Tablets have become readily available to almost any level within the corporate structure and, according to Forrester, tablets are now being used by 12 per cent of workers on a daily basis. Research from both Gartner and IDC reported a slump in global PC shipments in Q3 of 2012, which could be due, in part, to the popularity of tablets and smartphones. So, what are the benefits to organisations of this shift and does this really mean the end of the desktop or are we seeing a transition through to one user: many devices?

Profound benefits

The role of the tablet within the enterprise is evolving, with the potential to bring profound benefits to every level of an organisation. The first benefit is the cost savings that can be made from hardware acquisition and maintenance. The dynamic tablet market and the increased number of manufacturers means that device pricing remains competitive. From a maintenance perspective, the lack of moving parts and SSD hard drive reduces the risk that the device will malfunction.

As more employee-owned tablets enter the enterprise. there is a further cost saving, as the computing power of the tablet means that it has the potential to process tasks and work which would normally be completed on a desktop, thereby extending the desktops lifecycle.

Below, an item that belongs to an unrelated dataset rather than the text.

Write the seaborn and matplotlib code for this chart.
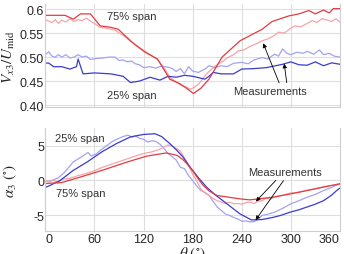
import numpy as np
import pandas as pd
import seaborn as sns
import matplotlib.pyplot as plt

# top panel: V_x3/U_mid vs theta
th_v_mod75 = [0, 10, 24, 34, 43, 55, 67, 80, 89, 104, 111, 122, 137, 152, 165, 175, 181, 190, 200,
              216, 238, 265, 277, 298, 310, 322, 330, 340, 347, 352, 360]
v_mod75 = [0.587, 0.587, 0.587, 0.579, 0.590, 0.590, 0.565, 0.562, 0.558, 0.534, 0.524, 0.510, 0.496,
           0.454, 0.444, 0.432, 0.424, 0.435, 0.454, 0.500, 0.534, 0.558, 0.574, 0.586, 0.590, 0.597,
           0.590, 0.598, 0.592, 0.601, 0.601]

th_v_exp75 = [0, 4, 8, 12, 16, 20, 25, 30, 35, 40, 45, 50, 55, 60, 67, 75, 85, 95, 105, 115, 122, 130,
              137, 145, 152, 160, 167, 172, 177, 182, 188, 195, 200, 208, 216, 222, 230, 236, 243, 250,
              258, 265, 272, 280, 285, 292, 300, 305, 312, 320, 326, 332, 338, 345, 350, 355, 360]
v_exp75 = [0.578, 0.575, 0.572, 0.578, 0.570, 0.577, 0.573, 0.580, 0.574, 0.578, 0.576, 0.581, 0.575,
           0.570, 0.562, 0.560, 0.556, 0.545, 0.532, 0.520, 0.512, 0.503, 0.495, 0.478, 0.458, 0.448,
           0.440, 0.438, 0.433, 0.437, 0.445, 0.461, 0.470, 0.482, 0.490, 0.498, 0.505, 0.513, 0.515,
           0.522, 0.528, 0.534, 0.538, 0.545, 0.552, 0.550, 0.560, 0.565, 0.563, 0.570, 0.576, 0.572,
           0.580, 0.577, 0.574, 0.580, 0.573]

th_v_mod25 = [0, 4, 10, 20, 30, 38, 40, 46, 60, 80, 95, 104, 115, 128, 140, 150, 160, 170, 180, 195,
              200, 205, 215, 230, 240, 255, 270, 290, 300, 310, 320, 330, 340, 350, 360]
v_mod25 = [0.4875, 0.4875, 0.480, 0.480, 0.475, 0.480, 0.496, 0.465, 0.467, 0.465, 0.460, 0.447, 0.450,
           0.458, 0.452, 0.460, 0.458, 0.462, 0.460, 0.454, 0.460, 0.468, 0.465, 0.465, 0.475, 0.476,
           0.478, 0.485, 0.490, 0.484, 0.483, 0.490, 0.482, 0.488, 0.485]

th_v_exp25 = [0, 4, 8, 12, 16, 20, 25, 30, 35, 40, 45, 50, 55, 62, 70, 78, 85, 90, 95, 100, 105, 110,
              115, 120, 128, 135, 142, 150, 155, 160, 165, 170, 175, 180, 187, 195, 200, 207, 215, 222,
              230, 240, 248, 255, 265, 272, 280, 285, 290, 295, 300, 307, 315, 320, 328, 335, 340, 347,
              353, 360]
v_exp25 = [0.505, 0.511, 0.502, 0.500, 0.505, 0.500, 0.505, 0.498, 0.500, 0.505, 0.500, 0.502, 0.495,
           0.497, 0.498, 0.500, 0.500, 0.493, 0.494, 0.490, 0.492, 0.486, 0.484, 0.478, 0.480, 0.477,
           0.481, 0.479, 0.476, 0.470, 0.476, 0.465, 0.480, 0.471, 0.468, 0.475, 0.482, 0.478, 0.482,
           0.480, 0.487, 0.489, 0.486, 0.494, 0.499, 0.496, 0.506, 0.502, 0.517, 0.508, 0.505, 0.510,
           0.508, 0.512, 0.506, 0.515, 0.505, 0.508, 0.502, 0.500]

# bottom panel: alpha_3 vs theta
th_a_mod25 = [0, 4, 18, 34, 51, 69, 87, 104, 120, 134, 142, 152, 160, 168, 177, 187, 197, 207, 217,
              228, 238, 252, 265, 278, 288, 299, 310, 320, 330, 340, 350, 356, 360]
a_mod25 = [-1.0, -0.8, 0.0, 1.44, 2.65, 4.1, 5.3, 6.25, 6.6, 6.7, 6.3, 5.3, 4.4, 3.4, 1.9, 0.4, -0.95,
           -2.0, -2.9, -3.9, -4.8, -5.66, -5.6, -5.3, -5.0, -4.55, -4.2, -3.8, -3.4, -2.9, -2.1, -1.45,
           -1.1]

th_a_mod75 = [0, 4, 20, 43, 69, 100, 124, 148, 161, 168, 173, 180, 187, 193, 200, 210, 238, 250, 278,
              300, 320, 340, 360]
a_mod75 = [-0.45, -0.4, -0.3, 0.5, 1.44, 2.65, 3.5, 3.95, 3.6, 3.0, 2.4, 1.4, 0.2, -0.7, -1.5, -2.16,
           -2.64, -2.78, -2.4, -1.92, -1.44, -0.95, -0.48]

th_a_exp25 = [0, 4, 10, 16, 22, 28, 34, 40, 47, 52, 56, 62, 68, 75, 82, 89, 95, 101, 106, 110, 116,
              120, 125, 130, 135, 140, 145, 150, 155, 160, 165, 170, 175, 180, 185, 190, 195, 200, 205,
              210, 215, 220, 225, 230, 235, 240, 245, 250, 255, 260, 265, 270, 280, 290, 300, 310, 320,
              330, 340, 350, 355, 360]
a_exp25 = [-0.1, -0.1, 0.1, 0.4, 1.0, 1.8, 2.65, 3.1, 3.6, 4.0, 3.5, 3.8, 4.4, 5.0, 5.6, 6.0, 6.3, 6.5,
           6.2, 6.4, 6.0, 5.9, 5.5, 5.7, 5.6, 5.2, 4.6, 3.85, 3.4, 2.9, 1.9, 1.7, 0.7, 0.0, -0.8, -1.45,
           -1.7, -2.15, -3.0, -3.8, -4.3, -4.8, -5.0, -5.3, -5.5, -5.85, -5.8, -5.95, -5.9, -5.6, -5.0,
           -4.9, -4.55, -4.0, -3.35, -2.9, -2.4, -2.0, -1.45, -1.0, -0.7, -0.5]

th_a_exp75 = [0, 5, 10, 15, 20, 30, 40, 50, 60, 70, 80, 90, 100, 110, 120, 130, 138, 145, 150, 155,
              160, 165, 170, 175, 180, 185, 190, 195, 200, 205, 210, 215, 220, 225, 230, 235, 240, 245,
              250, 255, 260, 265, 270, 275, 280, 290, 300, 310, 320, 330, 340, 350, 360]
a_exp75 = [0.0, -0.2, 0.1, -0.4, 0.2, 0.3, 0.7, 1.0, 1.4, 1.9, 2.3, 2.7, 3.1, 3.5, 3.85, 4.1, 4.4, 4.8,
           5.1, 4.9, 4.6, 4.2, 3.2, 2.2, 0.9, -0.1, -1.2, -1.8, -2.15, -2.6, -2.9, -3.1, -3.3, -3.1,
           -3.35, -3.3, -3.4, -3.2, -3.1, -3.3, -3.0, -2.9, -2.5, -2.7, -2.4, -2.1, -1.8, -1.7, -1.4,
           -1.2, -0.9, -0.7, -0.5]

x_ticks = [0, 60, 120, 180, 240, 300, 360]

RED = "#e23c3f"
LRED = "#f5a4a9"
BLUE = "#3b3bcf"
LBLUE = "#a3a3f2"

sns.set_style("whitegrid", {"grid.color": "#dedede", "axes.edgecolor": "#cfcfcf"})
plt.rcParams["font.family"] = ["Liberation Sans", "DejaVu Sans"]
plt.rcParams["mathtext.fontset"] = "stix"

fig = plt.figure(figsize=(3.44, 2.55), dpi=100)
ax1 = fig.add_axes([0.132, 0.575, 0.856, 0.405])
ax2 = fig.add_axes([0.132, 0.089, 0.856, 0.405])

lw = 0.9
sns.lineplot(x=th_v_exp75, y=v_exp75, color=LRED, lw=lw, ax=ax1)
sns.lineplot(x=th_v_exp25, y=v_exp25, color=LBLUE, lw=lw, ax=ax1)
sns.lineplot(x=th_v_mod25, y=v_mod25, color=BLUE, lw=lw, ax=ax1)
sns.lineplot(x=th_v_mod75, y=v_mod75, color=RED, lw=lw, ax=ax1)

sns.lineplot(x=th_a_exp25, y=a_exp25, color=LBLUE, lw=lw, ax=ax2)
sns.lineplot(x=th_a_exp75, y=a_exp75, color=LRED, lw=lw, ax=ax2)
sns.lineplot(x=th_a_mod25, y=a_mod25, color=BLUE, lw=lw, ax=ax2)
sns.lineplot(x=th_a_mod75, y=a_mod75, color=RED, lw=lw, ax=ax2)

for ax in (ax1, ax2):
    ax.set_xlim(0, 360)
    ax.set_xticks(x_ticks)
    ax.spines["top"].set_visible(False)
    ax.tick_params(labelsize=9, pad=1, length=0)
    ax.grid(True, lw=0.8)

ax1.set_xticklabels([])
ax1.set_ylim(0.3952, 0.6104)
ax1.set_yticks([0.40, 0.45, 0.50, 0.55, 0.60])
ax1.set_yticklabels(["0.40", "0.45", "0.50", "0.55", "0.6"])
ax1.set_ylabel(r"$V_{x3}/U_{\rm mid}$", fontsize=11, labelpad=2)

ax2.set_ylim(-7.29, 7.52)
ax2.set_yticks([-5, 0, 5])
ax2.set_yticklabels(["-5", "0", "5"])
ax2.set_xticklabels([str(t) for t in x_ticks])
xt = ax2.get_xticklabels()
xt[-1].set_horizontalalignment("right")
xt[0].set_horizontalalignment("left")
ax2.set_ylabel(r"$\alpha_3\ (^{\circ})$", fontsize=11, labelpad=10)
ax2.set_xlabel(r"$\theta\ (^{\circ})$", fontsize=11, labelpad=0)

txt = dict(fontsize=8, color="#333333", ha="center", va="center")
ax1.text(106, 0.585, "75% span", **txt)
ax1.text(106, 0.4215, "25% span", **txt)
ax1.text(275, 0.429, "Measurements", **txt)
arr = dict(arrowstyle="-|>", color="black", lw=0.6, mutation_scale=6)
ax1.annotate("", xy=(265, 0.534), xytext=(287, 0.441), arrowprops=arr)
ax1.annotate("", xy=(291.5, 0.492), xytext=(295.5, 0.441), arrowprops=arr)

ax2.text(42.6, 6.15, "25% span", **txt)
ax2.text(42.6, -1.82, "75% span", **txt)
ax2.text(293, 1.25, "Measurements", **txt)
ax2.annotate("", xy=(255, -3.3), xytext=(284, 0.3), arrowprops=arr)
ax2.annotate("", xy=(255, -6.0), xytext=(293, 0.3), arrowprops=arr)

fig.savefig("out.png", dpi=100)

A further benefit is that, due to their portability, tasks can be completed quickly, at the time of decision, prompting a speedier and more efficient response. This more immediate response increases the employee’s productivity, which positively impacts the company’s bottom line. Moreover, tablets are no longer just for information consumption, but can handle more complex information processing. As a case in point, recently announced, a new version of which has been re-designed specifically to work on touchscreen devices.

Applications designed specifically for a tablet’s intrinsic features can be a good way to get value for money, as Ovum has noted: ‘Providing a range of customised applications that make use of tablet functionalities for employees in specific job roles is a good way to gain maximum value from tablets.’

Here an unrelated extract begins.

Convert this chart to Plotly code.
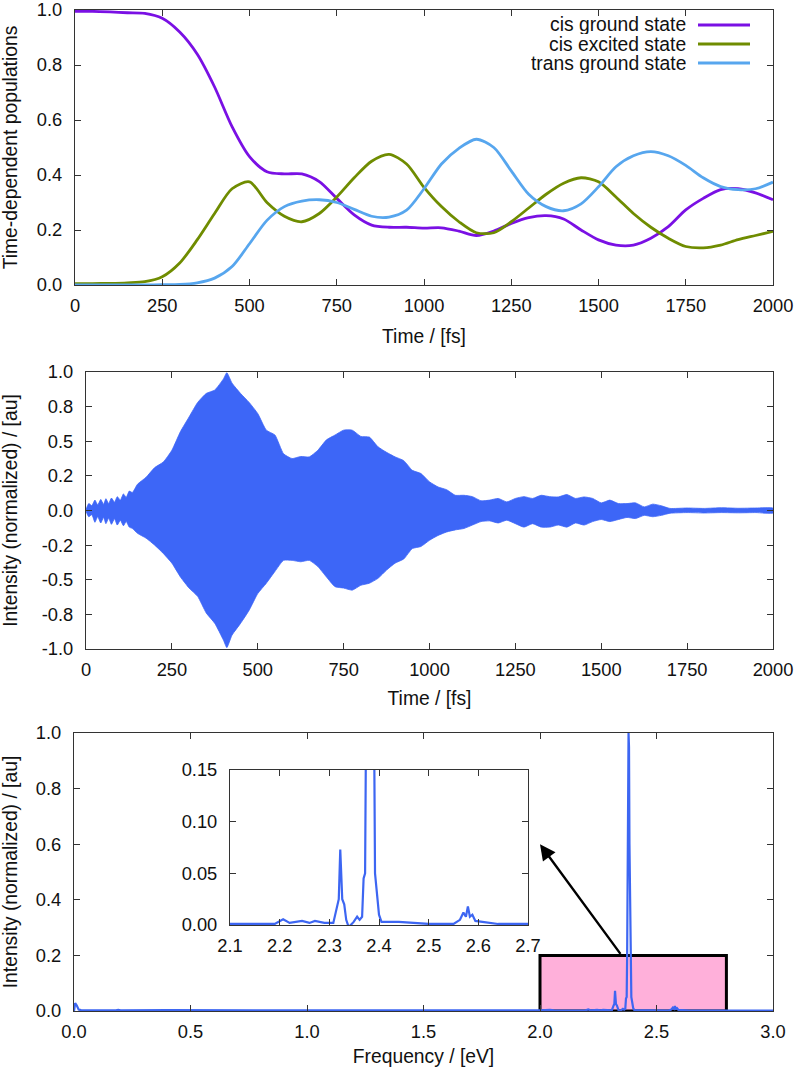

The challenge for the CIO is to develop a strategy that can not only manage the top-down push from the CxO level executives, who are typically the early adopters of tablets within an enterprise but one that can also, for those organisations that wish to, accommodate a BYOD (Bring Your Own Device) policy.

Business case
An all-encompassing strategy means that organisations need to make decisions about which departments and job roles are more suited for tablets; in essence there needs to be a business case for deployment, with a clear and measurable ROI. Critically, each device and operating system must be taken on its own merits and features, optimising the inherent benefits of the tablet, providing maximum ease of use for the employee.

The transition in working practices means that the tablet has a valuable role to play in the new age of mobility. The reality is that we dont need to think in terms of mobile devices replacing the desktop, but rather, working in conjunction with it. What needs to be considered is the task in hand and which devices features will best fit the context for which they are needed. With a single platform solution to manage your mobile devices, you can use any device on any platform with any application.

Over the next two years, an increasing number of employees in the enterprise will be using a combination of desktop, smartphone and tablet, each device offering unique opportunities while complementing each other. Organisations need to be ready to manage this change.